Changes in Mood and Emotions. Persistent and extreme mood swings, such as prolonged periods of sadness, irritability, or apathy. Rapid changes in emotional responses, like increased anger or aggression, or switching between positive and negative emotions quickly (often referred to as emotion dysregulation).

Social withdrawal, sleep problems, lack of self-care. Often associated with significant changes in sleep patterns, such as insomnia or excessive sleeping. Decline in personal hygiene and self-care. Difficulty concentrating or making decisions.

Unexplained physical complaints, such as headaches, stomachaches, or unexplained digestion problems. Noticeable, often quick changes in weight or appetite.

Disorganised thinking or difficulty processing information. Not being able to follow conversations, movies, books. Paranoia or delusional beliefs about self or others. Inability to distinguish between reality and delusions or hallucinations.

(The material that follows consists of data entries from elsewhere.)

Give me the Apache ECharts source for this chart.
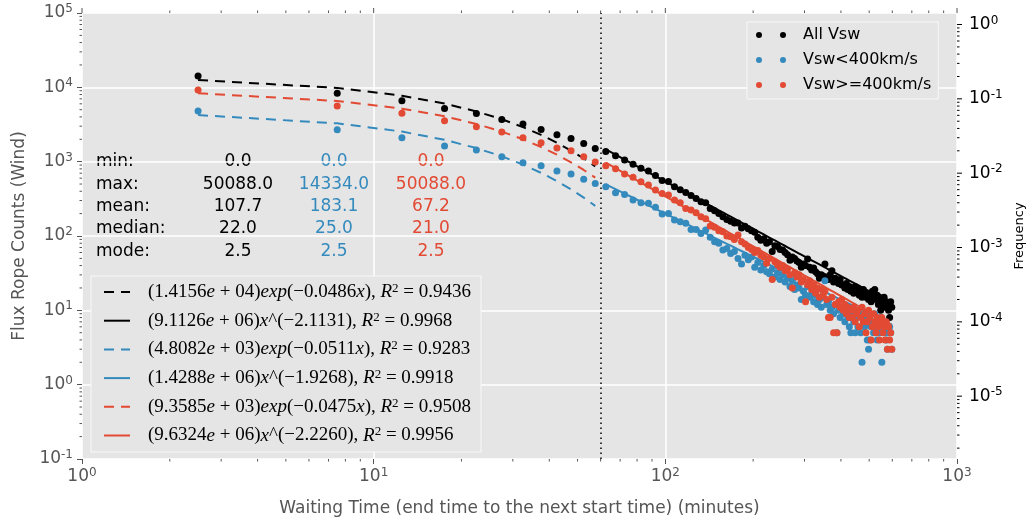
<!DOCTYPE html>
<html>
<head>
<meta charset="utf-8">
<script src="https://cdn.jsdelivr.net/npm/echarts@6/dist/echarts.min.js"></script>
<style>
  html, body { margin: 0; padding: 0; background: #ffffff; }
  #chart { width: 1027px; height: 527px; }
</style>
</head>
<body>
<div id="chart"></div>
<script>
// Waiting-time histogram of flux ropes (Wind), 5-minute bins
const binCentres = Array.from({ length: 120 }, (_, i) => 2.5 + 5 * i);

// counts per bin, all solar-wind speeds
const allCounts = [
  14200, 8300, 6600, 5200, 4450, 3700, 3200, 2700, 2300, 2050, 1750, 1500,
  1370, 1200, 1050, 920, 813, 750, 650, 560, 540, 460, 420, 385, 350, 320, 290, 280, 235, 218, 200, 181, 167, 158, 150, 150, 128,
  135, 125, 118, 112, 96, 88, 92, 80, 84, 62,
  74, 72, 66, 65, 60, 56, 47, 52, 50, 46,
  44, 38, 42, 40, 49, 38, 35, 37, 33, 31,
  27, 30, 29, 42, 28, 26, 30, 34, 24, 27,
  25, 23, 26, 22, 22, 20, 23, 19, 21, 18,
  20, 17, 21, 19, 20, 16, 18, 15, 19, 17,
  15, 17, 14, 16, 13, 18, 15, 19, 14, 16,
  12, 15, 10, 14, 12, 15, 11, 13, 12, 10,
  8, 13, 11
];
// counts per bin, Vsw < 400 km/s
const slowCounts = [
  4800, 2690, 2100, 1620, 1430, 1165, 966, 880, 747, 681, 578, 510,
  459, 382, 363, 304, 280, 275, 243, 197, 201, 164, 155, 148, 122, 122, 108, 120, 96, 84, 80, 65, 68, 58, 62, 50, 42,
  55, 48, 52, 38, 44, 35, 40, 33, 31, 36,
  28, 32, 26, 30, 24, 27, 21, 25, 19, 22,
  20, 14, 18, 16, 21, 15, 17, 13, 16, 12,
  14, 11, 15, 25, 12, 13, 10, 11, 9, 12,
  5, 10, 8, 11, 9, 7, 10, 8, 6, 5,
  9, 7, 5, 8, 6, 9, 5, 2, 7, 6,
  8, 4, 3, 4, 6, 7, 5, 9, 6, 4,
  7, 5, 8, 2, 6, 5, 7, 4, 3, 5,
  6, 5, 3
];
// counts per bin, Vsw >= 400 km/s
const fastCounts = [
  9200, 5600, 4470, 3550, 2950, 2500, 2100, 1795, 1525, 1400, 1165, 988,
  880, 803, 681, 615, 537, 484, 415, 374, 355, 304, 280, 235, 223, 205, 181, 171, 136, 131, 118, 114, 100, 98, 90, 103, 84,
  78, 70, 66, 60, 64, 55, 52, 43, 50, 26,
  45, 41, 38, 40, 34, 36, 30, 20, 32, 28,
  30, 24, 26, 13, 22, 25, 19, 22, 17, 20,
  15, 19, 16, 18, 14, 8, 8, 15, 5, 12,
  5, 13, 11, 14, 10, 12, 9, 11, 8, 10,
  8, 11, 7, 9, 10, 6, 8, 11, 7, 9,
  5, 7, 10, 8, 4, 6, 9, 7, 5, 8,
  6, 4, 7, 8, 5, 6, 4, 7, 3, 6,
  4, 5, 3
];

// fitted models: exponential below the break, power law above it
const breakTime = 60;
const expAmp = [1.4156e4, 4.8082e3, 9.3585e3];
const expRate = [-0.0486, -0.0511, -0.0475];
const expR2 = [0.9436, 0.9283, 0.9508];
const powAmp = [9.1126e6, 1.4288e6, 9.6324e6];
const powIndex = [-2.1131, -1.9268, -2.2260];
const powR2 = [0.9968, 0.9918, 0.9956];

// summary statistics of the waiting times
const statNames = ['min:', 'max:', 'mean:', 'median:', 'mode:'];
const allStats = [0.0, 50088.0, 107.7, 22.0, 2.5];
const slowStats = [0.0, 14334.0, 183.1, 25.0, 2.5];
const fastStats = [0.0, 50088.0, 67.2, 21.0, 2.5];

const groupNames = ['All Vsw', 'Vsw<400km/s', 'Vsw>=400km/s'];
const groupColors = ['#000000', '#348ABD', '#E24A33'];
const groupCounts = [allCounts, slowCounts, fastCounts];
const groupStats = [allStats, slowStats, fastStats];

// number of events used to turn counts into frequencies
const totalEvents = 70000;

const yMin = 0.1, yMax = 1e5;
const SANS = 'DejaVu Sans';
const SERIF = 'Liberation Serif';

function pairs(values) {
  return binCentres.map((x, i) => [x, values[i]]);
}
function expCurve(a, b) {
  return binCentres.filter(x => x < breakTime).map(x => [x, a * Math.exp(b * x)]);
}
function powCurve(a, b) {
  return binCentres.filter(x => x > breakTime).map(x => [x, a * Math.pow(x, b)]);
}

// mathtext-like legend label for a fit
function sciParts(a) {
  const [m, e] = a.toExponential(4).split('e');
  return [m, e[0], e.slice(1).padStart(2, '0')];
}
function fitLabel(kind, a, b, r2) {
  const [m, s, d] = sciParts(a);
  const coef = b.toFixed(4).replace('-', '\u2212');
  let txt = `{n|(${m}}{i|e}{n| ${s} ${d})}`;
  if (kind === 'exp') txt += `{i|exp}{n|(${coef}}{i|x}{n|)}`;
  else txt += `{i|x}{n|^(${coef})}`;
  txt += `{n|, }{i|R}{sup|2}{n| = ${r2.toFixed(4)}}`;
  return txt;
}

const fitNames = [];
const fitText = {};
const series = [];

groupNames.forEach((g, gi) => {
  const color = groupColors[gi];
  const scatter = {
    type: 'scatter', name: g, data: pairs(groupCounts[gi]),
    symbolSize: 7, itemStyle: { color, opacity: 1 }, z: 3
  };
  if (gi === 0) {
    scatter.markLine = {
      silent: true, symbol: 'none', label: { show: false },
      lineStyle: { color: '#000', width: 1.5, type: [1.5, 3.5] },
      data: [{ xAxis: breakTime }]
    };
  }
  series.push(scatter);

  const expName = 'fitExp' + gi, powName = 'fitPow' + gi;
  fitNames.push(expName, powName);
  fitText[expName] = fitLabel('exp', expAmp[gi], expRate[gi], expR2[gi]);
  fitText[powName] = fitLabel('pow', powAmp[gi], powIndex[gi], powR2[gi]);
  series.push({
    type: 'line', name: expName, data: expCurve(expAmp[gi], expRate[gi]),
    showSymbol: false, symbol: 'none', z: 3,
    lineStyle: { color, width: 2, type: [10, 7] }, itemStyle: { color }
  });
  series.push({
    type: 'line', name: powName, data: powCurve(powAmp[gi], powIndex[gi]),
    showSymbol: false, symbol: 'none', z: 3,
    lineStyle: { color, width: 2, type: 'solid' }, itemStyle: { color }
  });
});

// tick values (major and minor) for the log axes
const decadeMinors = (lo, hi) => {
  const out = [];
  for (let d = lo; d <= hi; d++) for (let m = 2; m <= 9; m++) out.push(m * Math.pow(10, d));
  return out;
};
const freqMin = yMin / totalEvents, freqMax = yMax / totalEvents;
const xMajorTicks = [1, 10, 100, 1000];
const xMinorTicks = decadeMinors(0, 2);
const leftMinorTicks = decadeMinors(-1, 4);
const rightMajorTicks = [1e-5, 1e-4, 1e-3, 1e-2, 1e-1, 1].filter(v => v >= freqMin && v <= freqMax);
const rightMinorTicks = decadeMinors(-6, 0).filter(v => v >= freqMin && v <= freqMax);

function tickSeries(values, side, len, color, yAxisIndex) {
  const horizontal = side === 'top' || side === 'bottom';
  return {
    type: 'custom', silent: true, clip: false, z: 6, yAxisIndex: yAxisIndex || 0,
    data: values.map(v => horizontal ? [v, 1] : [1, v]),
    renderItem(params, api) {
      const cs = params.coordSys;
      let x1, y1, x2, y2;
      if (horizontal) {
        const x = api.coord([api.value(0), 1])[0];
        y1 = side === 'top' ? cs.y : cs.y + cs.height;
        y2 = side === 'top' ? y1 - len : y1 + len;
        x1 = x2 = x;
      } else {
        const y = api.coord([1, api.value(1)])[1];
        x1 = side === 'left' ? cs.x : cs.x + cs.width;
        x2 = side === 'left' ? x1 - len : x1 + len;
        y1 = y2 = y;
      }
      return { type: 'line', shape: { x1, y1, x2, y2 }, style: { stroke: color, lineWidth: 1 } };
    }
  };
}
series.push(tickSeries(xMinorTicks, 'bottom', 2.5, '#555555'));
series.push(tickSeries(xMinorTicks, 'top', 2.5, '#555555'));
series.push(tickSeries(xMajorTicks, 'top', 5, '#555555'));
series.push(tickSeries(leftMinorTicks, 'left', 2.5, '#555555'));
series.push(tickSeries(rightMajorTicks, 'right', 5, '#000000', 1));
series.push(tickSeries(rightMinorTicks, 'right', 2.5, '#000000', 1));

function powerOfTen(color) {
  return {
    formatter: v => {
      const e = Math.log10(v), r = Math.round(e);
      if (Math.abs(e - r) > 1e-6) return '';
      return `{b|10}{s|${r}}`;
    },
    rich: {
      b: { fontFamily: SANS, fontSize: 17, color, lineHeight: 20 },
      s: { fontFamily: SANS, fontSize: 12, color, lineHeight: 20, verticalAlign: 'top' }
    }
  };
}

// statistics table drawn as text
const graphics = [];
const statRowTop = 162, statRowGap = 22.3;
const statColX = [238, 334, 431];
statNames.forEach((s, r) => {
  const y = statRowTop + r * statRowGap;
  graphics.push({
    type: 'text', x: 96, y, silent: true,
    style: { text: s, fill: '#000', font: `17px "${SANS}"`, textAlign: 'left', textVerticalAlign: 'middle' }
  });
  groupStats.forEach((vals, gi) => {
    graphics.push({
      type: 'text', x: statColX[gi], y, silent: true,
      style: { text: vals[r].toFixed(1), fill: groupColors[gi], font: `17px "${SANS}"`, textAlign: 'center', textVerticalAlign: 'middle' }
    });
  });
});

const mathRich = {
  n: { fontFamily: SERIF, fontSize: 19, lineHeight: 20, color: '#000' },
  i: { fontFamily: SERIF, fontSize: 19, lineHeight: 20, color: '#000', fontStyle: 'italic' },
  sup: { fontFamily: SERIF, fontSize: 13, lineHeight: 20, color: '#000', verticalAlign: 'top' }
};

const chart = echarts.init(document.getElementById('chart'), null, { renderer: 'canvas' });
chart.setOption({
  animation: false,
  backgroundColor: '#ffffff',
  grid: {
    left: 82, right: 70, top: 13, bottom: 68,
    containLabel: false, outerBoundsMode: 'none',
    show: true, backgroundColor: '#e5e5e5', borderWidth: 0
  },
  xAxis: {
    type: 'log', logBase: 10, min: 1, max: 1000,
    axisLine: { show: false },
    axisTick: { show: true, length: 5, lineStyle: { color: '#555555' } },
    splitLine: { show: true, lineStyle: { color: '#ffffff', width: 1.5 } },
    axisLabel: Object.assign({ margin: 8 }, powerOfTen('#555555')),
    name: 'Waiting Time (end time to the next start time) (minutes)',
    nameLocation: 'middle', nameGap: 41,
    nameTextStyle: { fontFamily: SANS, fontSize: 17, color: '#555555' }
  },
  yAxis: [
    {
      type: 'log', logBase: 10, min: yMin, max: yMax, position: 'left',
      axisLine: { show: false },
      axisTick: { show: true, length: 5, lineStyle: { color: '#555555' } },
      splitLine: { show: true, lineStyle: { color: '#ffffff', width: 1.5 } },
      axisLabel: Object.assign({ margin: 9 }, powerOfTen('#555555')),
      name: 'Flux Rope Counts (Wind)', nameLocation: 'middle', nameGap: 50, nameRotate: 90,
      nameTextStyle: { fontFamily: SANS, fontSize: 17, color: '#555555' }
    },
    {
      type: 'log', logBase: 10, min: freqMin, max: freqMax, position: 'right',
      axisLine: { show: false }, axisTick: { show: false }, splitLine: { show: false },
      axisLabel: Object.assign({ margin: 12, showMinLabel: false, showMaxLabel: false }, powerOfTen('#000000')),
      name: 'Frequency', nameLocation: 'middle', nameGap: 53, nameRotate: 90,
      nameTextStyle: { fontFamily: SANS, fontSize: 13, color: '#000000' }
    }
  ],
  legend: [
    {
      data: groupNames.map(n => ({
        name: n,
        icon: 'path://M0,3A3,3 0 1 1 6,3A3,3 0 1 1 0,3Z M24,3A3,3 0 1 1 30,3A3,3 0 1 1 24,3Z'
      })),
      orient: 'vertical', left: 747, top: 22,
      itemWidth: 30, itemHeight: 6, itemGap: 5,
      padding: [3, 7, 4, 9],
      backgroundColor: '#e5e5e5', borderColor: '#f8f8f8', borderWidth: 1,
      textStyle: { fontFamily: SANS, fontSize: 16, color: '#000', lineHeight: 20, padding: [0, 0, 0, 12] },
      selectedMode: false
    },
    {
      data: fitNames,
      orient: 'vertical', left: 91, top: 276,
      itemWidth: 26, itemHeight: 14, itemGap: 9.2,
      padding: [6, 10, 7, 12],
      backgroundColor: '#e5e5e5', borderColor: '#f8f8f8', borderWidth: 1,
      itemStyle: { opacity: 0 },
      formatter: name => fitText[name],
      textStyle: { color: '#000', padding: [0, 0, 0, 13], rich: mathRich },
      selectedMode: false
    }
  ],
  graphic: graphics,
  series
});
</script>
</body>
</html>
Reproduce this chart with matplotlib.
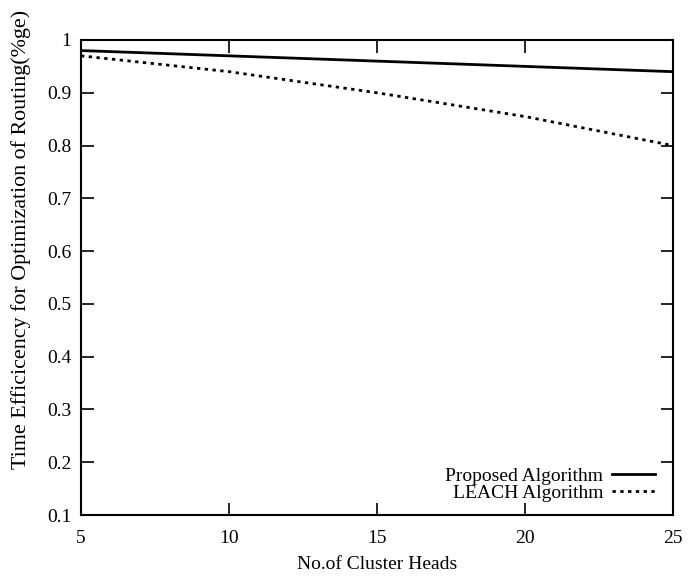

Increased use of alcohol or drugs, often used to cope with distress. Neglect of responsibilities, such as work or family, due to substance use.

A comprehensive assessment by a mental health professional is essential for an accurate diagnosis.

What are the 7 Early Signs of a Mental Disorder?

Here we collect a bit more comprehensive list of warning signs that may suggest that someone is or going to struggle with a mental disorder.

Persistent Changes in Mood. Frequent and intense mood swings, such as prolonged periods of sadness, anxiety, or irritability, often beyond what one would consider typical emotional fluctuations.

Behavioural Changes. Noticeable alterations in behaviour, including changes in social interactions, withdrawal from loved ones, or significant disruptions in daily activities and responsibilities.

Cognitive and Thought Disturbances. Symptoms like disorganised thinking, racing thoughts, hallucinations, delusions, or difficulty in focusing or concentrating. Some of these become obvious in childhood and early adolescent years.

Emotional Dysregulation. Intense emotional responses that are difficult to manage or control, lead to outbursts, anger, or impulsive behaviours.

Changes in Sleep and Appetite. Significant disruptions in sleep patterns, such as insomnia or hypersomnia, as well as changes in appetite, resulting in weight loss or gain.

Suicidal or Self-Harming Thoughts or Behaviours. Thoughts of self-harm, suicide, or attempts to harm oneself. While not a mental disorder, this is a critical sign that requires immediate attention.

Substance Abuse. A reliance on alcohol or drugs (including prescription medication) as a means of coping with emotional distress or symptoms, or an inability to control the use of substances.

It’s important to emphasize that mental disorders are highly diverse, and each has its own unique set of diagnostic criteria and symptoms. Additionally, not everyone with a mental disorder will exhibit all these signs, and some individuals may experience different or additional symptoms specific to their condition.

Please note that this blog post by Personal Psychology is not intended to provide professional advice. If you or someone you know is experiencing mental health difficulties, it is important to seek help from a qualified healthcare professional.